** Start RECORDS FOR THIS EXERCISE **
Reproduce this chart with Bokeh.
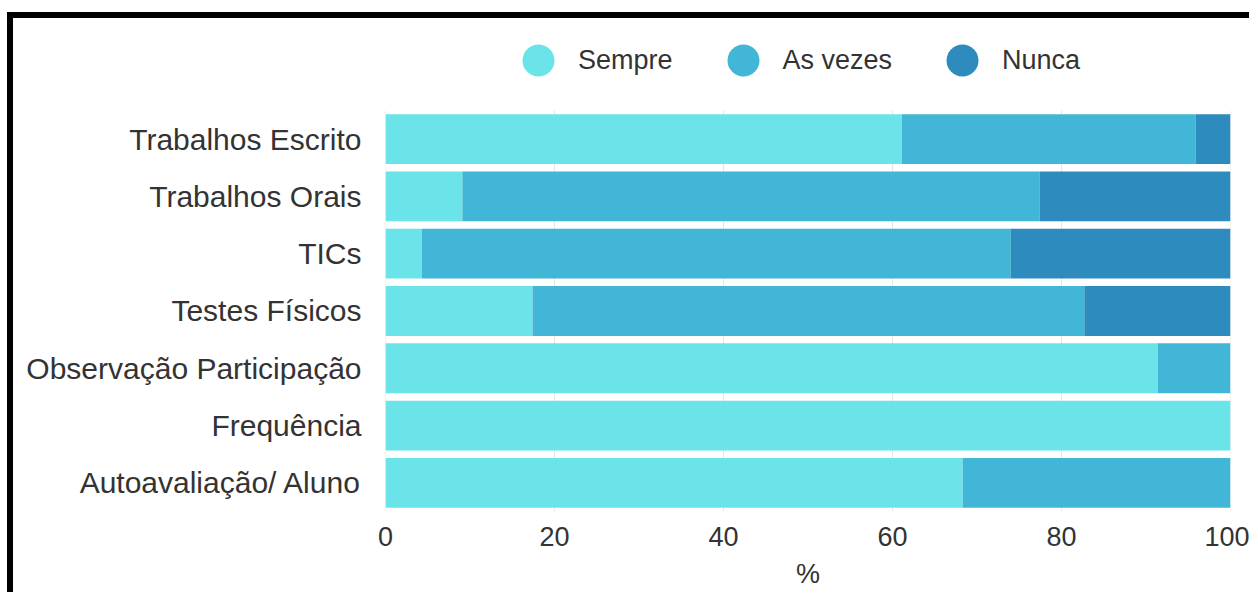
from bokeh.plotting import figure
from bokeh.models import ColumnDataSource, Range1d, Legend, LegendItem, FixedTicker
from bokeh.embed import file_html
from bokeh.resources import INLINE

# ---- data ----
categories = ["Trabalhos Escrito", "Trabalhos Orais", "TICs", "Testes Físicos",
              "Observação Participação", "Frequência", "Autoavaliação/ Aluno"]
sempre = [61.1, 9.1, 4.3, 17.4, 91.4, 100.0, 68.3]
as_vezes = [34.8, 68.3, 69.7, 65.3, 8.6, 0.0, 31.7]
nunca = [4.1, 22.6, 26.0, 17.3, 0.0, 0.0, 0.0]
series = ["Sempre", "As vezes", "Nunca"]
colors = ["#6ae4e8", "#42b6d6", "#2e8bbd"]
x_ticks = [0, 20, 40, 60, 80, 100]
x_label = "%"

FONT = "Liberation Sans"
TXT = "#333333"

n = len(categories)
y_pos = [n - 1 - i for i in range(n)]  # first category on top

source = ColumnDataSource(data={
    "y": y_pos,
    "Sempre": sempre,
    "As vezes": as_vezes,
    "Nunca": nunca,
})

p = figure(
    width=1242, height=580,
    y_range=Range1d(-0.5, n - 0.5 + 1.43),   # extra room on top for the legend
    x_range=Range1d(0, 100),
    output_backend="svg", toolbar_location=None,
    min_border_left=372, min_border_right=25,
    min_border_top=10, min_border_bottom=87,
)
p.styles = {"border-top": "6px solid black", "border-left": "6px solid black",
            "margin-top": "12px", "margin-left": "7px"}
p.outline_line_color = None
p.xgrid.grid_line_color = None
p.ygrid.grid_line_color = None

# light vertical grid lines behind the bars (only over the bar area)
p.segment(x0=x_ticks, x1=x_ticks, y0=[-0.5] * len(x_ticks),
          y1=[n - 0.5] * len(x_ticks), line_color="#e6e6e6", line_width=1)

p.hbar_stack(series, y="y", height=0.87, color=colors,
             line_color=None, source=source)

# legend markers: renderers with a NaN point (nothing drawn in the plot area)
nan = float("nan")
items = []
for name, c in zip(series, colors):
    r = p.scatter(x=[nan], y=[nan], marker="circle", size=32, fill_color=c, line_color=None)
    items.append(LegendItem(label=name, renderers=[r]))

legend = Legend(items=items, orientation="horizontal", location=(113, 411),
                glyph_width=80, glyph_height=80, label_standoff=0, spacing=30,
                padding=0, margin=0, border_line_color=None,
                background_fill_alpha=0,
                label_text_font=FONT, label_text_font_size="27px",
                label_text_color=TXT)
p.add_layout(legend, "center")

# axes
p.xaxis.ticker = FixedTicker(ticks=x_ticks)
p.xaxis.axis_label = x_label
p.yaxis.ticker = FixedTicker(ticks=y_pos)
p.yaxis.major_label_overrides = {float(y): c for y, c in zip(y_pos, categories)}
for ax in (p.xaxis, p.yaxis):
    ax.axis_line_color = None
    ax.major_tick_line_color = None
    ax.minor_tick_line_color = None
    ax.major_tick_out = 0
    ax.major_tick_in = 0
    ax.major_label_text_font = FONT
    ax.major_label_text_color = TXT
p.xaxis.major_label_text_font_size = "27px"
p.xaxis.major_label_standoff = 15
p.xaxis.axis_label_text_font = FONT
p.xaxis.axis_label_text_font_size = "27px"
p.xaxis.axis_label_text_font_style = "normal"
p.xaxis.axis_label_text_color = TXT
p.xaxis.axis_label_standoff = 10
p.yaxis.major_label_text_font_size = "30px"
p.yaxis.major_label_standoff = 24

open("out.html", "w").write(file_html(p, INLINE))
** End RECORDS FOR THIS EXERCISE **
** Start RECORDS FOR THIS EXERCISE **
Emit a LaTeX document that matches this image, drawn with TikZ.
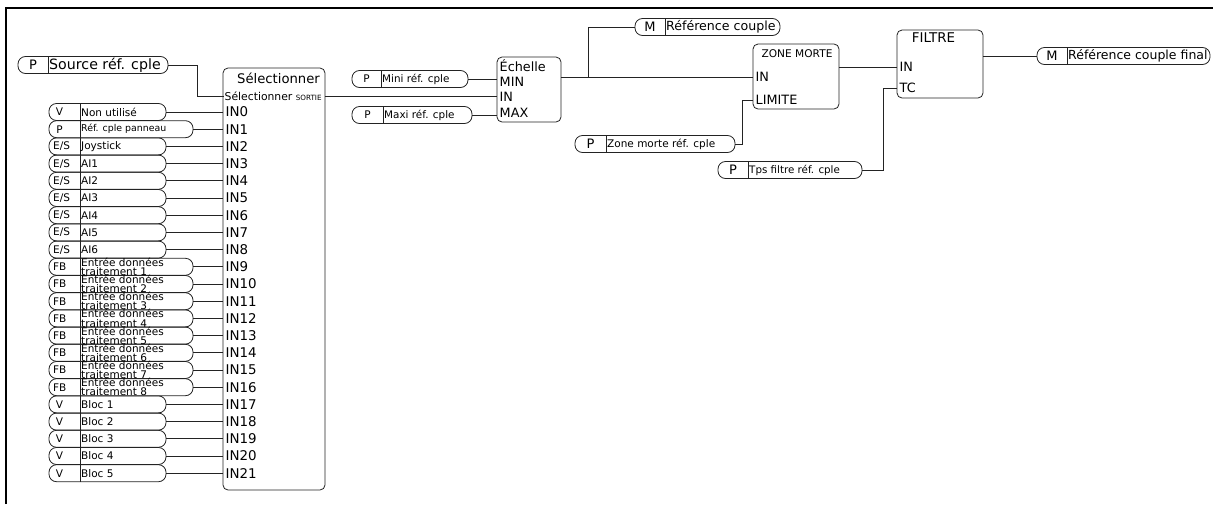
** End RECORDS FOR THIS EXERCISE **
_STATED GOAL:_
Only the lines from the one containing "Reproduce this chart with Bokeh." down to the one containing "line_color=None, source=source)" should be copied, exactly and with both ends kept. Drop the pictures.

_RESULT FOR THIS TASK:_
Reproduce this chart with Bokeh.
from bokeh.plotting import figure
from bokeh.models import ColumnDataSource, Range1d, Legend, LegendItem, FixedTicker
from bokeh.embed import file_html
from bokeh.resources import INLINE

# ---- data ----
categories = ["Trabalhos Escrito", "Trabalhos Orais", "TICs", "Testes Físicos",
              "Observação Participação", "Frequência", "Autoavaliação/ Aluno"]
sempre = [61.1, 9.1, 4.3, 17.4, 91.4, 100.0, 68.3]
as_vezes = [34.8, 68.3, 69.7, 65.3, 8.6, 0.0, 31.7]
nunca = [4.1, 22.6, 26.0, 17.3, 0.0, 0.0, 0.0]
series = ["Sempre", "As vezes", "Nunca"]
colors = ["#6ae4e8", "#42b6d6", "#2e8bbd"]
x_ticks = [0, 20, 40, 60, 80, 100]
x_label = "%"

FONT = "Liberation Sans"
TXT = "#333333"

n = len(categories)
y_pos = [n - 1 - i for i in range(n)]  # first category on top

source = ColumnDataSource(data={
    "y": y_pos,
    "Sempre": sempre,
    "As vezes": as_vezes,
    "Nunca": nunca,
})

p = figure(
    width=1242, height=580,
    y_range=Range1d(-0.5, n - 0.5 + 1.43),   # extra room on top for the legend
    x_range=Range1d(0, 100),
    output_backend="svg", toolbar_location=None,
    min_border_left=372, min_border_right=25,
    min_border_top=10, min_border_bottom=87,
)
p.styles = {"border-top": "6px solid black", "border-left": "6px solid black",
            "margin-top": "12px", "margin-left": "7px"}
p.outline_line_color = None
p.xgrid.grid_line_color = None
p.ygrid.grid_line_color = None

# light vertical grid lines behind the bars (only over the bar area)
p.segment(x0=x_ticks, x1=x_ticks, y0=[-0.5] * len(x_ticks),
          y1=[n - 0.5] * len(x_ticks), line_color="#e6e6e6", line_width=1)

p.hbar_stack(series, y="y", height=0.87, color=colors,
             line_color=None, source=source)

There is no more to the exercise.